Items listed in a dataset:
-- BEGIN --
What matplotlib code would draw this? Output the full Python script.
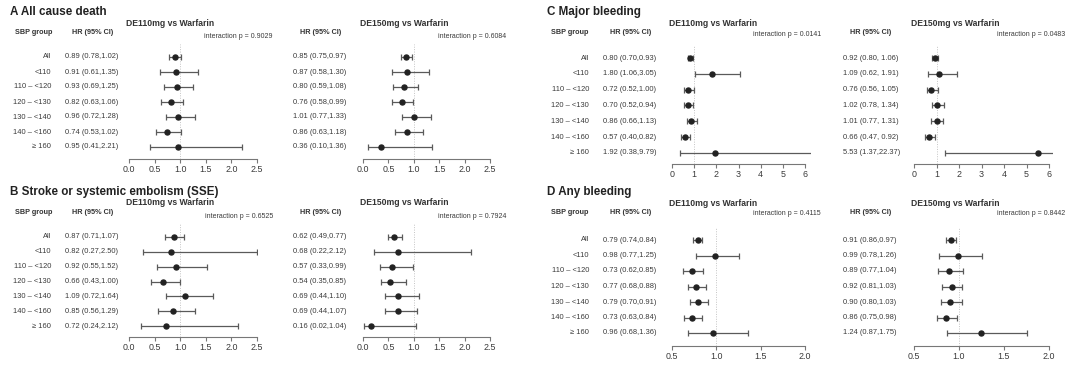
import numpy as np
import matplotlib
matplotlib.use("Agg")
import matplotlib.pyplot as plt
import matplotlib.transforms as mtransforms

plt.rcParams['font.family'] = ['Liberation Sans', 'DejaVu Sans']

W, H = 1080, 371
groups = ["All", "<110", "110 \u2013 <120", "120 \u2013 <130", "130 \u2013 <140", "140 \u2013 <160", "\u2265 160"]

# ---- data ----
a110_hr = [0.89, 0.91, 0.93, 0.82, 0.96, 0.74, 0.95]
a110_lo = [0.78, 0.61, 0.69, 0.63, 0.72, 0.53, 0.41]
a110_hi = [1.02, 1.35, 1.25, 1.06, 1.28, 1.02, 2.21]
a110_p = "0.9029"
a150_hr = [0.85, 0.87, 0.80, 0.76, 1.01, 0.86, 0.36]
a150_lo = [0.75, 0.58, 0.59, 0.58, 0.77, 0.63, 0.10]
a150_hi = [0.97, 1.30, 1.08, 0.99, 1.33, 1.18, 1.36]
a150_p = "0.6084"

b110_hr = [0.87, 0.82, 0.92, 0.66, 1.09, 0.85, 0.72]
b110_lo = [0.71, 0.27, 0.55, 0.43, 0.72, 0.56, 0.24]
b110_hi = [1.07, 2.50, 1.52, 1.00, 1.64, 1.29, 2.12]
b110_p = "0.6525"
b150_hr = [0.62, 0.68, 0.57, 0.54, 0.69, 0.69, 0.16]
b150_lo = [0.49, 0.22, 0.33, 0.35, 0.44, 0.44, 0.02]
b150_hi = [0.77, 2.12, 0.99, 0.85, 1.10, 1.07, 1.04]
b150_p = "0.7924"

c110_hr = [0.80, 1.80, 0.72, 0.70, 0.86, 0.57, 1.92]
c110_lo = [0.70, 1.06, 0.52, 0.52, 0.66, 0.40, 0.38]
c110_hi = [0.93, 3.05, 1.00, 0.94, 1.13, 0.82, 9.79]
c110_p = "0.0141"
c150_hr = [0.92, 1.09, 0.76, 1.02, 1.01, 0.66, 5.53]
c150_lo = [0.80, 0.62, 0.56, 0.78, 0.77, 0.47, 1.37]
c150_hi = [1.06, 1.91, 1.05, 1.34, 1.31, 0.92, 22.37]
c150_p = "0.0483"

d110_hr = [0.79, 0.98, 0.73, 0.77, 0.79, 0.73, 0.96]
d110_lo = [0.74, 0.77, 0.62, 0.68, 0.70, 0.63, 0.68]
d110_hi = [0.84, 1.25, 0.85, 0.88, 0.91, 0.84, 1.36]
d110_p = "0.4115"
d150_hr = [0.91, 0.99, 0.89, 0.92, 0.90, 0.86, 1.24]
d150_lo = [0.86, 0.78, 0.77, 0.81, 0.80, 0.75, 0.87]
d150_hi = [0.97, 1.26, 1.04, 1.03, 1.03, 0.98, 1.75]
d150_p = "0.8442"

fig = plt.figure(figsize=(W / 100, H / 100), dpi=100)
fig.patch.set_facecolor('white')

TXT = '#3a3a3a'
LINE = '#5a5a5a'


def fx(px):
    return px / W


def fy(py):
    return 1 - py / H


def forest(panel_geo, px0, px1, v0, v1, ticks, ticklabels, hr, lo, hi, pval,
           hr_x, sub, clip_max=None, hi_fmt="{:.2f}"):
    row0, rowN, axis_y = panel_geo['row0'], panel_geo['rowN'], panel_geo['axis_y']
    n = len(hr)
    sp = (rowN - row0) / (n - 1)
    top_px = row0 - 13
    scale = (px1 - px0) / (v1 - v0)
    xmax = v1 if clip_max is None else clip_max
    xmin = v0
    left_px = px0
    right_px = px0 + (xmax - v0) * scale
    ax = fig.add_axes([fx(left_px), fy(axis_y), fx(right_px - left_px), (axis_y - top_px) / H])
    ax.set_xlim(xmin, xmax)
    rb = (axis_y - row0) / sp
    rt = (top_px - row0) / sp
    ax.set_ylim(rb, rt)
    ax.patch.set_alpha(0)
    for s in ['top', 'right', 'left']:
        ax.spines[s].set_visible(False)
    ax.spines['bottom'].set_bounds(ticks[0], ticks[-1])
    ax.spines['bottom'].set_color('#777777')
    ax.spines['bottom'].set_linewidth(0.8)
    ax.set_yticks([])
    ax.set_xticks(ticks)
    ax.set_xticklabels(ticklabels)
    ax.tick_params(axis='x', length=3, width=0.8, color='#777777', pad=1.5,
                   labelsize=6.4, labelcolor=TXT)
    ax.axvline(1.0, color='#c4c4c4', lw=0.7, ls=(0, (1, 1.5)), zorder=0)
    rows = np.arange(n)
    hr = np.array(hr); lo = np.array(lo); hi = np.array(hi)
    ax.errorbar(hr, rows, xerr=[hr - lo, hi - hr], fmt='o', color=LINE,
                ecolor=LINE, elinewidth=0.9, capsize=2.4, capthick=0.9,
                markersize=3.6, markerfacecolor='#222222', markeredgecolor='#222222',
                clip_on=True)
    trans = mtransforms.blended_transform_factory(fig.transFigure, ax.transData)
    for i in range(n):
        lab = f"{hr[i]:.2f} ({lo[i]:.2f},{hi_fmt.format(hi[i])})"
        ax.text(fx(hr_x), i, lab, transform=trans, ha='left', va='center',
                fontsize=5.4, color=TXT, clip_on=False)
    fig.text(fx(hr_x + 28), fy(panel_geo['head_y']), "HR (95% CI)", ha='center', va='center',
             fontsize=5.2, fontweight='bold', color='#333333')
    fig.text(fx(px0 - 3), fy(panel_geo['sub_y']), sub, ha='left', va='center',
             fontsize=6.2, fontweight='bold', color='#333333')
    fig.text(fx(px1 + 16), fy(panel_geo['int_y']), f"interaction p = {pval}", ha='right',
             va='center', fontsize=5.0, color=TXT)
    return ax


def panel(letter_title, tx, geo, sbp_x, sbp_c):
    fig.text(fx(tx), fy(geo['title_y']), letter_title, ha='left', va='center',
             fontsize=8.4, fontweight='bold', color='#222222')
    fig.text(fx(sbp_c), fy(geo['head_y']), "SBP group", ha='center', va='center',
             fontsize=5.2, fontweight='bold', color='#333333')
    n = len(groups)
    sp = (geo['rowN'] - geo['row0']) / (n - 1)
    for i, g in enumerate(groups):
        fig.text(fx(sbp_x), fy(geo['row0'] + i * sp), g, ha='right', va='center',
                 fontsize=5.4, color=TXT)


geoA = dict(title_y=12, sub_y=24, head_y=33, int_y=36, row0=57, rowN=147, axis_y=159)
geoB = dict(title_y=192, sub_y=202, head_y=212, int_y=217, row0=237, rowN=326, axis_y=337)
geoC = dict(title_y=12, sub_y=24, head_y=33, int_y=35, row0=58, rowN=153, axis_y=164)
geoD = dict(title_y=192, sub_y=203, head_y=213, int_y=214, row0=240, rowN=333, axis_y=346)

t25 = [0, 0.5, 1.0, 1.5, 2.0, 2.5]
t25l = ["0.0", "0.5", "1.0", "1.5", "2.0", "2.5"]
t6 = [0, 1, 2, 3, 4, 5, 6]
t6l = ["0", "1", "2", "3", "4", "5", "6"]
t2 = [0.5, 1.0, 1.5, 2.0]
t2l = ["0.5", "1.0", "1.5", "2.0"]

panel("A All cause death", 10, geoA, 51, 34)
forest(geoA, 129, 257, 0, 2.5, t25, t25l, a110_hr, a110_lo, a110_hi, a110_p, 65, "DE110mg vs Warfarin")
forest(geoA, 363, 490, 0, 2.5, t25, t25l, a150_hr, a150_lo, a150_hi, a150_p, 293, "DE150mg vs Warfarin")

panel("B Stroke or systemic embolism (SSE)", 10, geoB, 51, 34)
forest(geoB, 129, 257, 0, 2.5, t25, t25l, b110_hr, b110_lo, b110_hi, b110_p, 65, "DE110mg vs Warfarin")
forest(geoB, 363, 490, 0, 2.5, t25, t25l, b150_hr, b150_lo, b150_hi, b150_p, 293, "DE150mg vs Warfarin")

panel("C Major bleeding", 547, geoC, 589, 570)
forest(geoC, 672, 805, 0, 6, t6, t6l, c110_hr, c110_lo, c110_hi, c110_p, 603, "DE110mg vs Warfarin",
       clip_max=6.25)
forest(geoC, 914, 1049, 0, 6, t6, t6l, c150_hr, c150_lo, c150_hi, c150_p, 843, "DE150mg vs Warfarin",
       clip_max=6.18, hi_fmt="{:5.2f}")

panel("D Any bleeding", 547, geoD, 589, 570)
forest(geoD, 672, 805, 0.5, 2.0, t2, t2l, d110_hr, d110_lo, d110_hi, d110_p, 603, "DE110mg vs Warfarin")
forest(geoD, 914, 1049, 0.5, 2.0, t2, t2l, d150_hr, d150_lo, d150_hi, d150_p, 843, "DE150mg vs Warfarin")

fig.savefig("out.png", dpi=100, facecolor='white')
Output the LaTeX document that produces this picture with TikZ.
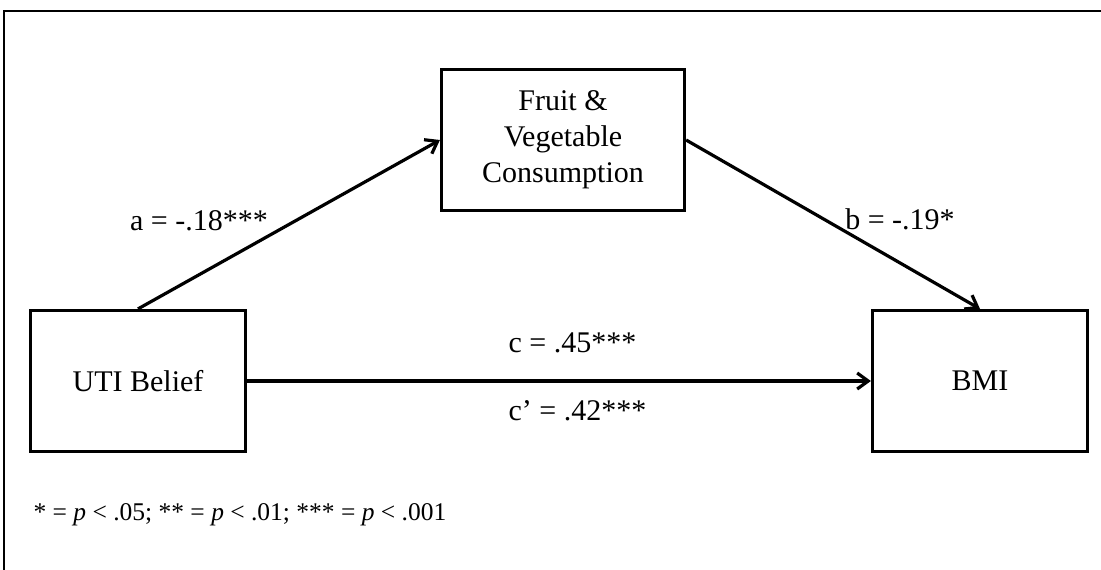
-- END --
◆ **WHAT YOU ARE ASKED TO DO**:
Extract each line from the entries above that contains the string "Output".

◆ **RESPONSE TO THE EXERCISE**:
What matplotlib code would draw this? Output the full Python script.
Output the LaTeX document that produces this picture with TikZ.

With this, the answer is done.